ANNUAIRE FRANÇAIS DE DROIT INTERNATIONAL XXXVIII - 1992 - Editions du CNRS, Paris
L'ONU ET LA CRISE YOUGOSLAVE
DRAZEN PETROVIC et LuiGl CONDORELLI
I. Introduction
Le conflit militaire en Yougoslavie (République federative socialiste de Yougoslavie) a débuté, fin juin 1991, par la guerre en Slovénie (alors République socialiste de Slovénie). La déclaration d'indépendance du gouvernement de Slovénie a amené l'armée fédérale à entrer en conflit avec la Défense Territoriale de cette nouvelle République. Du fait de son caractère de conflit interne de courte durée, cette guerre n'a pas beaucoup retenu l'attention de la communauté internationale.

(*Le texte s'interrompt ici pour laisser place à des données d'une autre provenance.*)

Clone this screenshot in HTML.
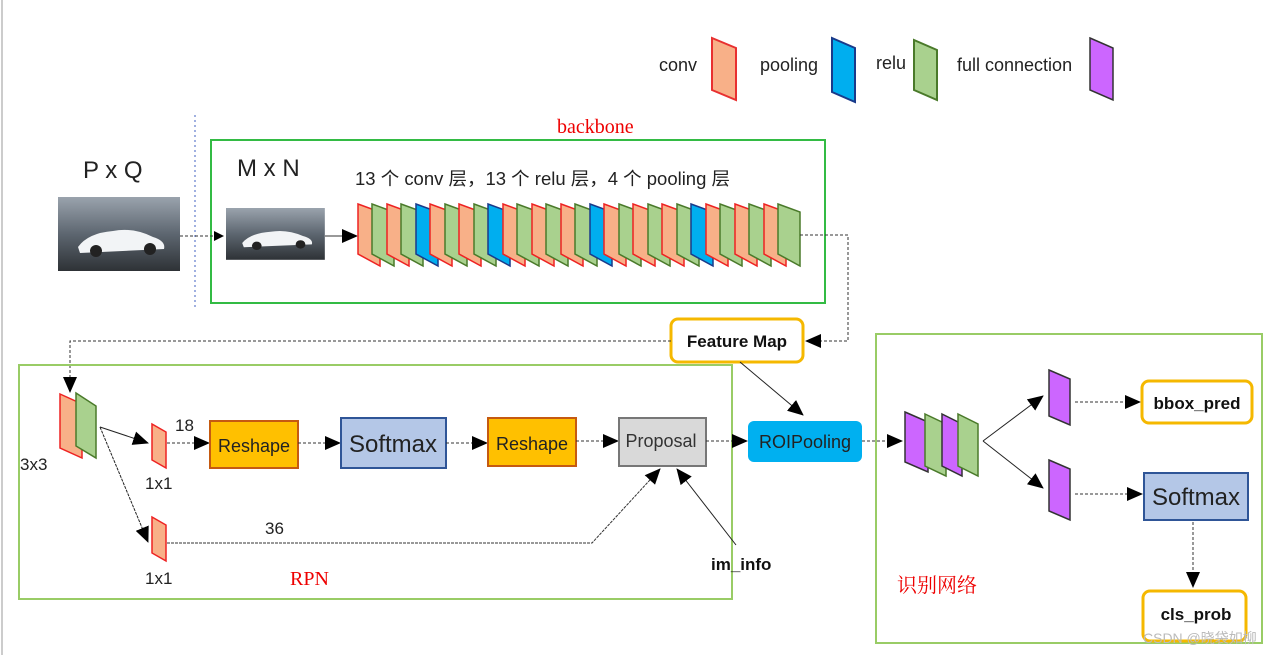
<!DOCTYPE html>
<html><head><meta charset="utf-8"><style>
body{margin:0;background:#fff;}
svg{display:block;font-family:"Liberation Sans","Noto Sans CJK SC",sans-serif;}
</style></head><body>
<svg width="1266" height="655" viewBox="0 0 1266 655" xmlns="http://www.w3.org/2000/svg">
<defs>
<marker id="a" markerWidth="10" markerHeight="10" refX="9" refY="5" orient="auto" markerUnits="userSpaceOnUse"><path d="M0,0 L10,5 L0,10 z" fill="#000"/></marker>
<marker id="b" markerWidth="16" markerHeight="14" refX="15" refY="7" orient="auto" markerUnits="userSpaceOnUse"><path d="M0,0 L16,7 L0,14 z" fill="#000"/></marker>
<linearGradient id="sky" x1="0" y1="0" x2="0" y2="1"><stop offset="0" stop-color="#9aa3ad"/><stop offset="0.5" stop-color="#5d6670"/><stop offset="1" stop-color="#2e3236"/></linearGradient>
<g id="car"><rect width="122" height="74" fill="url(#sky)"/><path d="M20,50 Q30,36 55,34 Q75,30 95,40 Q108,44 106,52 L22,56 z" fill="#f2f4f6"/><circle cx="38" cy="54" r="6" fill="#222"/><circle cx="92" cy="52" r="6" fill="#222"/></g>
<polygon id="par" points="0,0 22,8 22,62 0,50"/>
</defs>
<line x1="2" y1="0" x2="2" y2="655" stroke="#ccc" stroke-width="2"/>
<text x="659" y="71" font-size="18" fill="#222">conv</text>
<polygon points="712,38 736,48 736,100 712,90" fill="#f8b088" stroke="#e83030" stroke-width="2"/>
<text x="760" y="71" font-size="18" fill="#222">pooling</text>
<polygon points="832,38 855,48 855,102 832,92" fill="#00aeef" stroke="#1a3a8a" stroke-width="2"/>
<text x="876" y="69" font-size="18" fill="#222">relu</text>
<polygon points="914,40 937,50 937,100 914,90" fill="#a9d18e" stroke="#4a7a2a" stroke-width="2"/>
<text x="957" y="71" font-size="18" fill="#222">full connection</text>
<polygon points="1090,38 1113,48 1113,100 1090,90" fill="#cc66ff" stroke="#333" stroke-width="1.5"/>
<text x="557" y="133" font-size="20" fill="#e00" font-family="Liberation Serif,serif">backbone</text>
<rect x="211" y="140" width="614" height="163" fill="none" stroke="#33bb44" stroke-width="2"/>
<line x1="195" y1="115" x2="195" y2="310" stroke="#4060c0" stroke-dasharray="2,3"/>
<text x="83" y="178" font-size="24" fill="#222">P x Q</text>
<text x="237" y="176" font-size="24" fill="#222">M x N</text>
<use href="#car" x="58" y="197"/>
<use href="#car" transform="translate(226,208) scale(0.81,0.7)"/>
<line x1="180" y1="236" x2="223" y2="236" stroke="#333" stroke-dasharray="3,2" marker-end="url(#a)"/>
<text x="355" y="185" font-size="18" fill="#222" textLength="375" lengthAdjust="spacingAndGlyphs">13 个 conv 层，13 个 relu 层，4 个 pooling 层</text>
<line x1="325" y1="236" x2="357" y2="236" stroke="#333" marker-end="url(#b)"/>
<g stroke-width="1.5">
<use href="#par" x="358" y="204" fill="#f8b088" stroke="#ee2222"/>
<use href="#par" x="372" y="204" fill="#a9d18e" stroke="#4a7a2a"/>
<use href="#par" x="387" y="204" fill="#f8b088" stroke="#ee2222"/>
<use href="#par" x="401" y="204" fill="#a9d18e" stroke="#4a7a2a"/>
<use href="#par" x="416" y="204" fill="#00aeef" stroke="#1a3a8a"/>
<use href="#par" x="430" y="204" fill="#f8b088" stroke="#ee2222"/>
<use href="#par" x="445" y="204" fill="#a9d18e" stroke="#4a7a2a"/>
<use href="#par" x="459" y="204" fill="#f8b088" stroke="#ee2222"/>
<use href="#par" x="474" y="204" fill="#a9d18e" stroke="#4a7a2a"/>
<use href="#par" x="488" y="204" fill="#00aeef" stroke="#1a3a8a"/>
<use href="#par" x="503" y="204" fill="#f8b088" stroke="#ee2222"/>
<use href="#par" x="517" y="204" fill="#a9d18e" stroke="#4a7a2a"/>
<use href="#par" x="532" y="204" fill="#f8b088" stroke="#ee2222"/>
<use href="#par" x="546" y="204" fill="#a9d18e" stroke="#4a7a2a"/>
<use href="#par" x="561" y="204" fill="#f8b088" stroke="#ee2222"/>
<use href="#par" x="575" y="204" fill="#a9d18e" stroke="#4a7a2a"/>
<use href="#par" x="590" y="204" fill="#00aeef" stroke="#1a3a8a"/>
<use href="#par" x="604" y="204" fill="#f8b088" stroke="#ee2222"/>
<use href="#par" x="619" y="204" fill="#a9d18e" stroke="#4a7a2a"/>
<use href="#par" x="633" y="204" fill="#f8b088" stroke="#ee2222"/>
<use href="#par" x="648" y="204" fill="#a9d18e" stroke="#4a7a2a"/>
<use href="#par" x="662" y="204" fill="#f8b088" stroke="#ee2222"/>
<use href="#par" x="677" y="204" fill="#a9d18e" stroke="#4a7a2a"/>
<use href="#par" x="691" y="204" fill="#00aeef" stroke="#1a3a8a"/>
<use href="#par" x="706" y="204" fill="#f8b088" stroke="#ee2222"/>
<use href="#par" x="720" y="204" fill="#a9d18e" stroke="#4a7a2a"/>
<use href="#par" x="735" y="204" fill="#f8b088" stroke="#ee2222"/>
<use href="#par" x="749" y="204" fill="#a9d18e" stroke="#4a7a2a"/>
<use href="#par" x="764" y="204" fill="#f8b088" stroke="#ee2222"/>
<use href="#par" x="778" y="204" fill="#a9d18e" stroke="#4a7a2a"/>
</g>
<polyline points="800,235 848,235 848,341 806,341" fill="none" stroke="#333" stroke-dasharray="3,2" marker-end="url(#b)"/>
<rect x="671" y="319" width="132" height="43" rx="7" fill="#fff" stroke="#f5b800" stroke-width="3"/>
<text x="737" y="347" font-size="17" font-weight="bold" text-anchor="middle" fill="#111">Feature Map</text>
<polyline points="671,341 70,341 70,392" fill="none" stroke="#333" stroke-dasharray="3,2" marker-end="url(#b)"/>
<rect x="19" y="365" width="713" height="234" fill="none" stroke="#99cc66" stroke-width="2"/>
<polygon points="60,394 82,404 82,458 60,448" fill="#f8b088" stroke="#ee2222" stroke-width="1.5"/>
<polygon points="76,393 96,406 96,458 76,446" fill="#a9d18e" stroke="#4a7a2a" stroke-width="1.5"/>
<text x="20" y="470" font-size="17" fill="#222">3x3</text>
<line x1="100" y1="427" x2="148" y2="443" stroke="#222" marker-end="url(#b)"/>
<line x1="100" y1="427" x2="148" y2="542" stroke="#222" stroke-dasharray="3,1" marker-end="url(#b)"/>
<polygon points="152,424 166,432 166,468 152,460" fill="#f8b088" stroke="#ee2222" stroke-width="1.5"/>
<polygon points="152,517 166,525 166,561 152,553" fill="#f8b088" stroke="#ee2222" stroke-width="1.5"/>
<text x="175" y="431" font-size="17" fill="#222">18</text>
<text x="145" y="489" font-size="17" fill="#222">1x1</text>
<text x="145" y="584" font-size="17" fill="#222">1x1</text>
<text x="265" y="534" font-size="17" fill="#222">36</text>
<line x1="167" y1="443" x2="209" y2="443" stroke="#333" stroke-dasharray="3,2" marker-end="url(#b)"/>
<rect x="210" y="421" width="88" height="47" fill="#ffc000" stroke="#c55a11" stroke-width="2"/>
<text x="254" y="452" font-size="18" text-anchor="middle" fill="#222">Reshape</text>
<line x1="298" y1="443" x2="340" y2="443" stroke="#333" stroke-dasharray="3,2" marker-end="url(#b)"/>
<rect x="341" y="418" width="105" height="50" fill="#b4c7e7" stroke="#2f5597" stroke-width="2"/>
<text x="393" y="452" font-size="24" text-anchor="middle" fill="#222">Softmax</text>
<line x1="446" y1="443" x2="487" y2="443" stroke="#333" stroke-dasharray="3,2" marker-end="url(#b)"/>
<rect x="488" y="418" width="88" height="48" fill="#ffc000" stroke="#c55a11" stroke-width="2"/>
<text x="532" y="450" font-size="18" text-anchor="middle" fill="#222">Reshape</text>
<line x1="576" y1="441" x2="618" y2="441" stroke="#333" stroke-dasharray="3,2" marker-end="url(#b)"/>
<rect x="619" y="418" width="87" height="48" fill="#d9d9d9" stroke="#777" stroke-width="2"/>
<text x="661" y="447" font-size="18" text-anchor="middle" fill="#333">Proposal</text>
<polyline points="167,543 592,543 660,469" fill="none" stroke="#333" stroke-dasharray="3,1" marker-end="url(#b)"/>
<line x1="736" y1="545" x2="677" y2="469" stroke="#222" marker-end="url(#b)"/>
<text x="711" y="570" font-size="17" font-weight="bold" fill="#111">im_info</text>
<text x="290" y="585" font-size="20" fill="#e00" font-family="Liberation Serif,serif">RPN</text>
<line x1="706" y1="441" x2="747" y2="441" stroke="#333" stroke-dasharray="3,2" marker-end="url(#b)"/>
<rect x="748" y="421" width="114" height="41" rx="6" fill="#00b0f0"/>
<text x="805" y="448" font-size="18" text-anchor="middle" fill="#222">ROIPooling</text>
<line x1="740" y1="362" x2="803" y2="415" stroke="#222" marker-end="url(#b)"/>
<line x1="862" y1="441" x2="902" y2="441" stroke="#333" stroke-dasharray="3,2" marker-end="url(#b)"/>
<rect x="876" y="334" width="386" height="309" fill="none" stroke="#99cc66" stroke-width="2"/>
<polygon points="905,412 928,422 928,472 905,462" fill="#cc66ff" stroke="#333" stroke-width="1.5"/>
<polygon points="925,414 946,424 946,476 925,466" fill="#a9d18e" stroke="#4a7a2a" stroke-width="1.5"/>
<polygon points="942,414 962,424 962,476 942,466" fill="#cc66ff" stroke="#333" stroke-width="1.5"/>
<polygon points="958,414 978,424 978,476 958,466" fill="#a9d18e" stroke="#4a7a2a" stroke-width="1.5"/>
<line x1="983" y1="441" x2="1043" y2="396" stroke="#222" marker-end="url(#b)"/>
<line x1="983" y1="441" x2="1043" y2="488" stroke="#222" marker-end="url(#b)"/>
<polygon points="1049,370 1070,379 1070,425 1049,416" fill="#cc66ff" stroke="#333" stroke-width="1.5"/>
<polygon points="1049,460 1070,469 1070,520 1049,511" fill="#cc66ff" stroke="#333" stroke-width="1.5"/>
<line x1="1075" y1="402" x2="1140" y2="402" stroke="#333" stroke-dasharray="3,2" marker-end="url(#b)"/>
<rect x="1142" y="381" width="110" height="42" rx="7" fill="#fff" stroke="#f5b800" stroke-width="3"/>
<text x="1197" y="409" font-size="17" font-weight="bold" text-anchor="middle" fill="#111">bbox_pred</text>
<line x1="1075" y1="494" x2="1142" y2="494" stroke="#333" stroke-dasharray="3,2" marker-end="url(#b)"/>
<rect x="1144" y="473" width="104" height="47" fill="#b4c7e7" stroke="#2f5597" stroke-width="2"/>
<text x="1196" y="505" font-size="24" text-anchor="middle" fill="#222">Softmax</text>
<line x1="1193" y1="522" x2="1193" y2="587" stroke="#333" stroke-dasharray="3,2" marker-end="url(#b)"/>
<rect x="1143" y="591" width="103" height="50" rx="7" fill="#fff" stroke="#f5b800" stroke-width="3"/>
<text x="1196" y="620" font-size="17" font-weight="bold" text-anchor="middle" fill="#111">cls_prob</text>
<text x="897" y="592" font-size="20" fill="#e00" font-family="Liberation Serif,'Noto Serif CJK SC',serif">识别网络</text>
<text x="1143" y="643" font-size="14" fill="#bbb">CSDN @晓袋如柳</text>
</svg>
</body></html>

En même temps, les tensions s'aggravaient dans la République de Croatie qui, elle aussi, annonça sa volonté d'indépendance. Cette fois, le conflit éclata entre la majorité de la population de nationalité croate et la minorité serbe (bénéficiant du soutien de l'armée fédérale) qui vivait dans cette République. Cette guerre «qui entraîne de lourdes pertes en vies humaines et des destructions matérielles» (1), s'est ensuite calmée, mais il reste toujours beaucoup d'incertitude et de problèmes de nature juridique et opérationnelle, malgré la présence des casques bleus sur le terrain.
Enfin, la guerre en Bosnie-Herzégovine, République qui a aussi exprimé aussitôt sa volonté d'indépendance, a montré tout le niveau de destruction et la brutalité de la crise «yougoslave». L'attention de la communauté internationale, tant des gouvernements que de l'opinion publique, s'est spécialement arrêtée sur les divers aspects de cette guerre et sur ses conséquences possibles.
Il s'agit donc de trois guerres distinctes, quoique entrelacées de multiples façons, à commencer par les participants et le terrain.
Du fait que la Yougoslavie est un pays européen, et que l'Europe n'est plus divisée en deux blocs opposés, c'est la Communauté européenne qui a entrepris la première une action, en essayant de mettre fin aux combats et de trouver un solution politique à la crise. Au début, la troïka (2) de la CEE a obtenu un moratoire de trois mois (dès le 7 juillet 1991) sur l'application de toutes les décisions concernant les déclarations d'indépendance, pour gagner du temps et mettre sur pied entre-temps à La Haye (3), dans le cadre de la CEE et avec le soutien des Etats participant à la Conférence pour la sécurité et la coopération en Europe (CSCE), une conférence internationale ayant pour but de trouver une solution pacifique et d'éviter une guerre générale.
(*) Drazen Petrovic, maître-assistant à la Faculté de droit de Sarajevo, boursier de la Confédération Suisse auprès de la Faculté de droit de l'Université de Genève. Luigi Condorelli, professeur à la Faculté de droit de l'Université de Genève.
(1) Résolution 713(1991) adoptée par le Conseil de sécurité lors de sa 3 009e séance le 25 septembre 1991, par. 3 du préambule; Doc. S/RES/713(1991).
(2) La mission de médiation dépêchée par la Communauté, dite « troïka », était formée des ministres des affaires étrangères du Portugal, des Pays-Bas et du Luxembourg.
(3) La Conférence de la paix sur Yougoslavie a commencé le 7 septembre 1991.